Maybe that’s where I should begin. Because that’s where Tommy Tiernan took me when I was his guest in the summer of 2019. The chat started with clerical abuse in general and quickly shifted to my experience of abuse in primary school at the age of 10.
‘Tell me what the abuse was like,’ Tommy asked. It was not a nasty question, though it could have been. Tommy trusted me to be honest, and I trusted him to understand.
The interview was traumatic – for me, for Tommy and the audience.
I was an innocent boy of 10 years of age, away from home and anxious to please everyone.
The teacher – a religious Brother - knew he could get away with anything; no one would question his reputation in Catholic circles in Northern Ireland in 1956. A respected Brother’s word against an insignificant boy from Fermanagh? No contest.
I should describe how he abused me, but I must be careful not to elaborate. I don’t need to share the abuse; I want only to explain what abuse does to victims.
He pretended to be interested in me, even though he wasn’t my teacher. At lunchtime, when the classroom was empty, he took me by the arm and led me away from the schoolyard on the pretext of wanting to help me settle in. Then he abused me.
I was trembling in fear. I didn’t understand what had happened to me, but I knew I was no longer an innocent boy from Bellanaleck. In truth, I have never felt at home anywhere since.
He let me go with a dismissive head pat when he finished with me. He went on to teach his class, and I felt dirty, rotten and fearful. Even though I did nothing wrong, I was consumed by shame and guilt. I knew my innocence, my childhood, was gone forever. The abuse happened many times.
I went to Mass every morning and tried to be extra good in my innocent, 10-year-old boyish way. I felt I had to repent for whatever he was doing to me. When the weekly tap on the shoulder came into the playground, he returned to the empty classroom, and I became his recreation for another dirty lunchtime. It went on for months.

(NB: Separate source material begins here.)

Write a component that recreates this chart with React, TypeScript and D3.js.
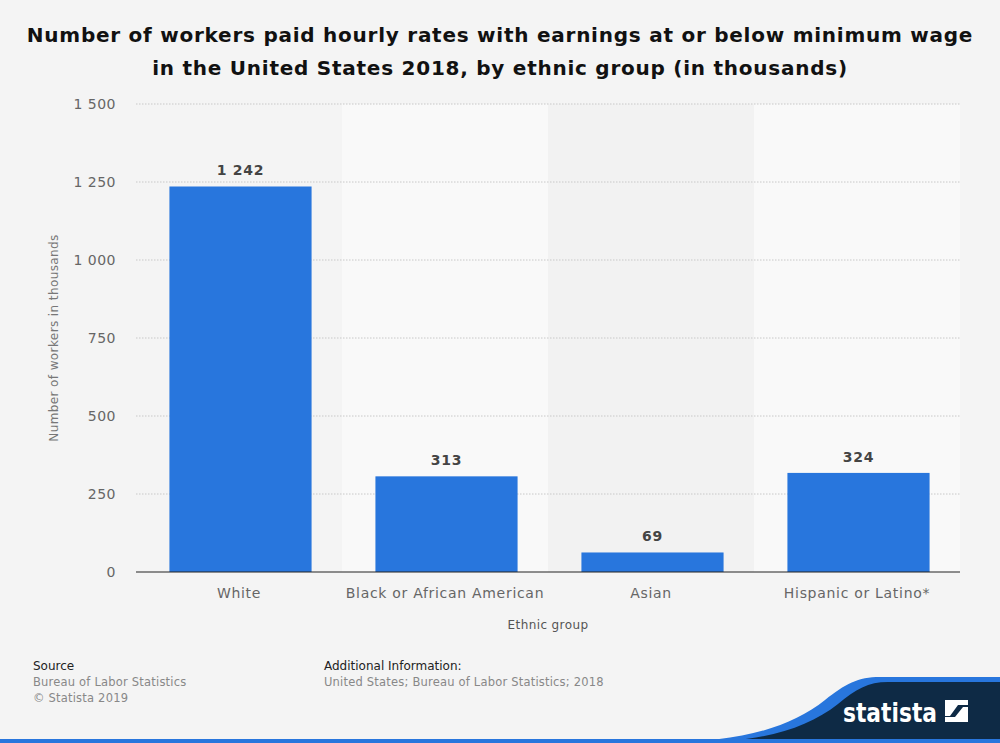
import React from "react";
import * as d3 from "d3";

const categories = ["White", "Black or African American", "Asian", "Hispanic or Latino*"];
const values = [1242, 313, 69, 324];
const yTicks = [0, 250, 500, 750, 1000, 1250, 1500];

const W = 1000, H = 743;
const M = { left: 136, right: 960, top: 104, bottom: 572 };
const FONT = "'DejaVu Sans', sans-serif";
const fmt = (v: number) => d3.format(",")(v).replace(/,/g, " ");

export default function App() {
  const x = d3.scaleBand<string>().domain(categories).range([M.left, M.right]).paddingInner(0).paddingOuter(0);
  const y = d3.scaleLinear().domain([0, 1500]).range([M.bottom, M.top]);
  const bw = x.bandwidth();
  const barW = bw * 0.69;
  return (
    <svg width={W} height={H} style={{ position: "absolute", left: 0, top: 0, fontFamily: FONT }}>
      <rect x={0} y={0} width={W} height={H} fill="#f4f4f4" />
      <text x={500} y={42} textAnchor="middle" fontSize={20} fontWeight="bold" fill="#111" letterSpacing={0.75}>
        Number of workers paid hourly rates with earnings at or below minimum wage
      </text>
      <text x={500} y={75} textAnchor="middle" fontSize={20} fontWeight="bold" fill="#111" letterSpacing={0.75}>
        in the United States 2018, by ethnic group (in thousands)
      </text>
      {categories.map((c, i) => (
        <rect key={c} x={x(c)} y={M.top} width={bw} height={M.bottom - M.top}
          fill={i % 2 === 1 ? "#f9f9f9" : i === 2 ? "#f2f2f2" : "#f4f4f4"} />
      ))}
      {yTicks.filter(t => t > 0).map(t => (
        <line key={t} x1={M.left} x2={M.right} y1={y(t)} y2={y(t)} stroke="#c8c8c8" strokeDasharray="1.5,1.5" />
      ))}
      {yTicks.map(t => (
        <text key={t} x={116} y={y(t) + 5} textAnchor="end" fontSize={14} fill="#666" letterSpacing={0.5}>{fmt(t)}</text>
      ))}
      {categories.map((c, i) => {
        const cx = (x(c) as number) + bw / 2;
        return (
          <g key={c}>
            <rect x={cx - barW / 2 + 1.5} y={y(values[i]) + 2} width={barW} height={M.bottom - y(values[i]) - 2} fill="#2876dd" />
            <text x={cx + 1.5} y={y(values[i]) - 9} textAnchor="middle" fontSize={14} fontWeight="bold" fill="#444" letterSpacing={0.7}>{fmt(values[i])}</text>
            <text x={cx} y={598} textAnchor="middle" fontSize={14} fill="#666" letterSpacing={0.7}>{c}</text>
          </g>
        );
      })}
      <line x1={M.left} x2={M.right} y1={M.bottom} y2={M.bottom} stroke="#222" strokeWidth={1.2} />
      <text x={548} y={629} textAnchor="middle" fontSize={12} fill="#555" letterSpacing={0.4}>Ethnic group</text>
      <text transform={`translate(58,${338}) rotate(-90)`} textAnchor="middle" fontSize={12} fill="#777" letterSpacing={0.4}>Number of workers in thousands</text>

      <text x={33} y={670} fontSize={12} fill="#222">Source</text>
      <text x={33} y={686} fontSize={11.5} fill="#888" letterSpacing={0.2}>Bureau of Labor Statistics</text>
      <text x={33} y={702} fontSize={11.5} fill="#888" letterSpacing={0.2}>© Statista 2019</text>
      <text x={324} y={670} fontSize={12} fill="#222">Additional Information:</text>
      <text x={324} y={686} fontSize={11.5} fill="#888" letterSpacing={0.2}>United States; Bureau of Labor Statistics; 2018</text>

      <path d="M660,743 C740,742 790,728 825,700 C845,684 858,677 880,677 L1000,677 L1000,743 Z" fill="#2876dd" />
      <path d="M690,743 C760,742 805,730 838,704 C856,689 868,682 888,682 L1000,682 L1000,743 Z" fill="#0e2a45" />
      <rect x={0} y={739} width={1000} height={4} fill="#2876dd" />
      <text x={843} y={722} fontSize={27} fontWeight="bold" fill="#fff" textLength={94} lengthAdjust="spacingAndGlyphs" fontFamily="'DejaVu Sans Condensed', 'DejaVu Sans', sans-serif">statista</text>
      <path d="M945,700 H968 V705 H958 L950,716 H945 Z" fill="#fff" />
      <path d="M968,707 V722 H945 V717 H955 L963,707 Z" fill="#fff" />
    </svg>
  );
}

All I know is that there was a day in 1956 when I lost my childhood and never found it again. Since that day, there has been a lonely, empty hole in the pit of my stomach. Ever since I have felt I have to make it through life on my own. Deep down within me, the emptiness has never been filled and never will be—not in this life.

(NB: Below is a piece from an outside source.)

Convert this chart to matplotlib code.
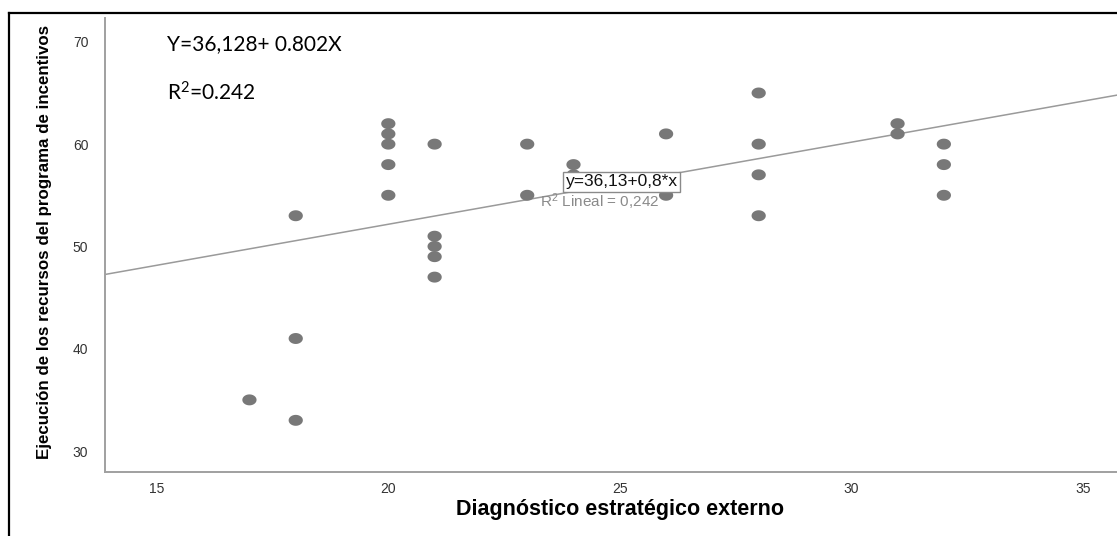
import numpy as np
import matplotlib
matplotlib.use("Agg")
import matplotlib.pyplot as plt
from matplotlib.lines import Line2D
from matplotlib.path import Path

plt.rcParams["mathtext.default"] = "regular"

# Scores: external strategic diagnosis (x) vs execution of incentive-programme resources (y)
diagnostico = [17, 18, 18, 18,
               20, 20, 20, 20, 20,
               21, 21, 21, 21, 21,
               23, 23, 24, 24,
               26, 26, 28, 28, 28, 28,
               31, 31, 32, 32, 32]
ejecucion = [35, 53, 41, 33,
             62, 61, 60, 58, 55,
             60, 51, 50, 49, 47,
             60, 55, 58, 57,
             61, 55, 65, 60, 57, 53,
             62, 61, 60, 58, 55]

intercepto = 36.128
pendiente = 0.802
r2 = 0.242

x_ticks = [15, 20, 25, 30, 35]
y_ticks = [30, 40, 50, 60, 70]

W, H = 1117, 536
fig = plt.figure(figsize=(W / 100, H / 100), dpi=100)
ax = fig.add_axes([105 / W, 1 - 472 / H, 1 - 105 / W, (472 - 18) / H])

ax.set_xlim(13.88, 35.74)
ax.set_ylim(27.95, 72.33)

# Fit line across the full x range
xl = np.array(ax.get_xlim())
ax.plot(xl, intercepto + pendiente * xl, color="#9a9a9a", lw=1.1, zorder=2)

# Slightly flattened dots
t = np.linspace(0, 2 * np.pi, 60)
ell = Path(np.column_stack([1.3 * np.cos(t), np.sin(t)]), closed=True)
ax.scatter(diagnostico, ejecucion, marker=ell, s=105, color="#787878",
           edgecolors="none", zorder=3)

for side in ["top", "right"]:
    ax.spines[side].set_visible(False)
for side in ["left", "bottom"]:
    ax.spines[side].set_color("#a0a0a0")
    ax.spines[side].set_linewidth(1.4)

ax.set_xticks(x_ticks)
ax.set_yticks(y_ticks)
ax.tick_params(length=0, labelsize=10, labelcolor="#333333")
ax.tick_params(axis="y", pad=12)
ax.tick_params(axis="x", pad=7)
for lab in ax.get_xticklabels() + ax.get_yticklabels():
    lab.set_family("Liberation Sans")

# In-plot fit annotations
ax.text(25.04, 56.3, "y=36,13+0,8*x", ha="center", va="center", fontsize=12.5,
        family="Liberation Sans", color="#111111", zorder=5,
        bbox=dict(boxstyle="square,pad=0.15", fc="white", ec="#8a8a8a", lw=1))
ax.text(24.57, 54.4, "R$^2$ Lineal = 0,242", ha="center", va="center",
        fontsize=11, family="Liberation Sans", color="#8a8a8a", zorder=4)

fig.text(167 / W, 1 - 44 / H, "Y=36,128+ 0.802X",
         ha="left", va="center", fontsize=15, family="Lato", color="black")
fig.text(167 / W, 1 - 93 / H, "R$^2$=0.242",
         ha="left", va="center", fontsize=15, family="Lato", color="black")

fig.text(620 / W, 1 - 510 / H, "Diagnóstico estratégico externo",
         ha="center", va="center", fontsize=15.5, fontweight="bold",
         family="Liberation Sans", color="black")
fig.text(45 / W, 1 - 242 / H,
         "Ejecución de los recursos del programa de incentivos",
         rotation=90, ha="center", va="center", fontsize=12.2,
         fontweight="bold", family="Liberation Sans", color="black")

# Outer frame
fig.add_artist(Line2D([8.5 / W, 1], [1 - 12.5 / H, 1 - 12.5 / H],
                      transform=fig.transFigure, color="black", lw=1.6))
fig.add_artist(Line2D([8.5 / W, 8.5 / W], [0, 1 - 12.5 / H],
                      transform=fig.transFigure, color="black", lw=1.6))

fig.savefig("out.png", dpi=100)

The abuser was not rough or, indeed, obviously sexual. He just cruelly used me for his gratification. He bullied me in a sly, cynical way. He abused a naïve country kid just because he could.
To this day, I have an inner longing to be accepted for who I am and not for what I am. If only I could believe that God loves me as I am! I constantly wish I could make up for my stupidity of not knowing what abuse was.

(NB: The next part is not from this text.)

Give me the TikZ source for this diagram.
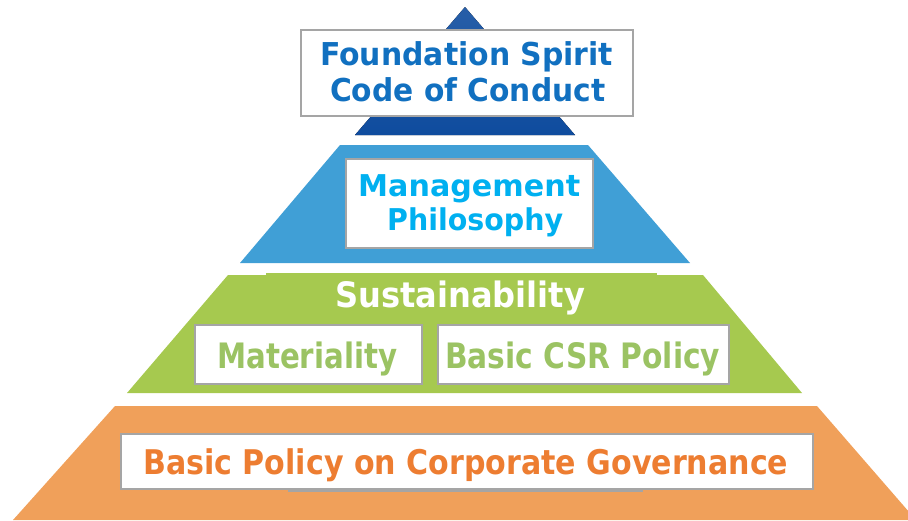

I still have an irrational desire to do what God wants. I continually allow myself to be abused by those in authority. I wish I could grow out of that frozen 10-year-old abused child.
It won’t happen now. I know I will never be ‘worthy’ enough. I don’t fit in; I never will. I, at times, can manage the memory of abuse, but I can never grow out of its clutches. I know it’s irrational, but that is what childhood abuse does. A victim can become a survivor but will never be ‘unabused.’
I know I have grown more robust in the broken places because of what happened to me. From experience, I can tell the clerical Church with utter conviction how cruel they were in not facing up to abuse in their ranks.
Like all-powerful institutions, the churches deliberately chose to put the alleged good name of their institution ahead of protecting innocent children. No sensible person will ever trust them again. Nor should they.
I should now move on through the years to 1963 and tell you about another abuse. But I’m not strong enough today. Maybe someday I will find the courage to share it with you.
Relief is temporary; abuse is permanent.